Le mardi 2 mai dernier, je me rends à une agence de transfert de fonds pour envoyer de l’argent à un jeune garçon lourdement handicapé physiquement, demeurant en Haïti : Haïti, l’un des pays les plus misérables de la planète ; être lourdement handicapé en Haïti, je ne vous dis pas la détresse que cela représente ! Mais avec un bon diplôme que mon aide financière lui permettra d’obtenir, ce garçon risque de pouvoir exercer un métier qui le sortira de son indigence.
Or, lorsque j’arrive devant l’agence en question, je la trouve complètement dévastée : vitres brisées et, en conséquence, fermée au public. Une personne était à l’intérieur, ramassant les débris de verre et tentant de remédier aux dégâts. Je l’interroge sur les raisons de cette situation ; elle m’explique que c’est le résultat des manifestations du 1er mai. D’autres personnes sont là, avec moi, sur le trottoir, chacune ayant au départ le projet d’envoyer un secours d’urgence à des membres de sa famille ou à des amis en situation de grande pauvreté, habitant dans des pays émergeants.
Tout comme moi, elles ne peuvent pas exécuter de transfert, et n’ont d’autre solution que reporter leur aide à plus tard… peut-être lorsque leurs parents ou leurs amis seront morts de faim ou de maladie ; dans ces pays-là, on ne mange pas à sa faim tous les jours, et les soins médicaux sont payants.

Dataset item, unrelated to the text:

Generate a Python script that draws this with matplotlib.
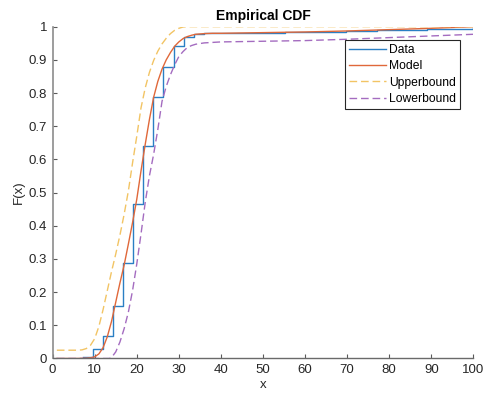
import matplotlib
matplotlib.use("Agg")
import matplotlib.pyplot as plt

plt.rcParams['font.family'] = ['Liberation Sans', 'DejaVu Sans']

# Empirical CDF (step positions and levels after each step)
data_x = [7.2, 9.6, 12.0, 14.35, 16.75, 19.15, 21.55, 23.95, 26.3, 28.75,
          31.15, 33.55, 35.95, 40.5, 55.3, 69.7, 77.0, 89.0, 100.0]
data_f = [0.004, 0.028, 0.068, 0.157, 0.287, 0.465, 0.640, 0.787, 0.879, 0.941,
          0.968, 0.977, 0.980, 0.981, 0.983, 0.988, 0.991, 0.994, 0.996]

# Fitted model CDF
model_x = [1, 6, 8, 9, 10, 11, 12, 13, 14, 15, 16, 17, 18, 19, 20, 21, 22, 23,
           24, 25, 26, 27, 28, 29, 30, 31, 32, 33, 34, 36, 38, 40, 45, 50, 60,
           70, 80, 90, 100]
model_f = [0.0, 0.0, 0.001, 0.002, 0.005, 0.014, 0.033, 0.066, 0.112, 0.17,
           0.228, 0.282, 0.345, 0.41, 0.48, 0.565, 0.645, 0.72, 0.787, 0.835,
           0.872, 0.90, 0.922, 0.941, 0.954, 0.964, 0.970, 0.974, 0.977, 0.979,
           0.980, 0.980, 0.981, 0.982, 0.984, 0.987, 0.991, 0.995, 1.0]

# Upper confidence bound
upper_x = [1, 6, 7, 8, 9, 10, 11, 12, 13, 14, 15, 16, 17, 18, 19, 20, 21, 22,
           23, 24, 25, 26, 27, 28, 29, 30, 31, 32, 100]
upper_f = [0.025, 0.025, 0.026, 0.030, 0.040, 0.060, 0.097, 0.148, 0.205, 0.262,
           0.315, 0.372, 0.435, 0.505, 0.59, 0.67, 0.755, 0.815, 0.862, 0.898,
           0.926, 0.948, 0.965, 0.979, 0.989, 0.995, 0.999, 1.0, 1.0]

# Lower confidence bound
lower_x = [1, 13.5, 14, 15, 16, 17, 18, 19, 20, 21, 22, 23, 24, 25, 26, 27, 28,
           29, 30, 31, 32, 33, 34, 36, 40, 50, 60, 70, 80, 90, 100]
lower_f = [0.0, 0.0, 0.003, 0.02, 0.05, 0.09, 0.14, 0.205, 0.285, 0.375, 0.47,
           0.55, 0.615, 0.69, 0.775, 0.82, 0.855, 0.885, 0.91, 0.925, 0.937,
           0.943, 0.947, 0.951, 0.954, 0.956, 0.958, 0.962, 0.967, 0.972, 0.977]

x_ticks = list(range(0, 101, 10))
y_ticks = [i / 10 for i in range(11)]
y_labels = ['0', '0.1', '0.2', '0.3', '0.4', '0.5', '0.6', '0.7', '0.8', '0.9', '1']

fig = plt.figure(figsize=(4.83, 3.96), dpi=100)
ax = fig.add_axes([0.109, 0.0947, 0.871, 0.838])

ax.step(data_x, data_f, where='post', color='#2a7fc4', lw=1.0, label='Data')
ax.plot(model_x, model_f, color='#e0683a', lw=1.0, label='Model')
ax.plot(upper_x, upper_f, color='#f2c464', lw=1.0, dashes=(5.5, 2.8), label='Upperbound')
ax.plot(lower_x, lower_f, color='#a46cc0', lw=1.0, dashes=(5.5, 2.8), label='Lowerbound')

ax.set_xlim(0, 100)
ax.set_ylim(0, 1)
ax.set_xticks(x_ticks)
ax.set_yticks(y_ticks)
ax.set_yticklabels(y_labels)

for side in ('top', 'right'):
    ax.spines[side].set_visible(False)
ax.spines['left'].set_color('#8c8c8c')
ax.spines['bottom'].set_color('#6a6a6a')
ax.spines['left'].set_linewidth(1.2)
ax.spines['bottom'].set_linewidth(1.0)
ax.tick_params(direction='in', length=3, width=0.8, colors='#5a5a5a',
               labelsize=9.5, labelcolor='#262626', pad=4)

ax.set_title('Empirical CDF', fontsize=10, fontweight='bold', color='#000000', pad=5)
ax.set_xlabel('x', fontsize=9.5, color='#262626', labelpad=2)
ax.set_ylabel('F(x)', fontsize=9.5, color='#262626', labelpad=3)

leg = ax.legend(loc='upper right', bbox_to_anchor=(0.968, 0.960), borderaxespad=0,
                fontsize=8.7, frameon=True, fancybox=False, handlelength=3.0,
                handletextpad=0.25, labelspacing=0.35, borderpad=0.35)
leg.get_frame().set_edgecolor('#262626')
leg.get_frame().set_linewidth(0.8)
leg.get_frame().set_alpha(1)

fig.savefig('out.png', dpi=100)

Bravo, Messieurs les casseurs ! Je ne sais si vous vous rendez compte des drames que vous avez provoqués. Peut-être êtes vous en situation fragile. Mais êtes-vous conscients que vous avez fait un grand tort à des personnes beaucoup plus fragiles que vous ?
Si nous sortions de notre bulle, le monde serait sans doute plus harmonieux.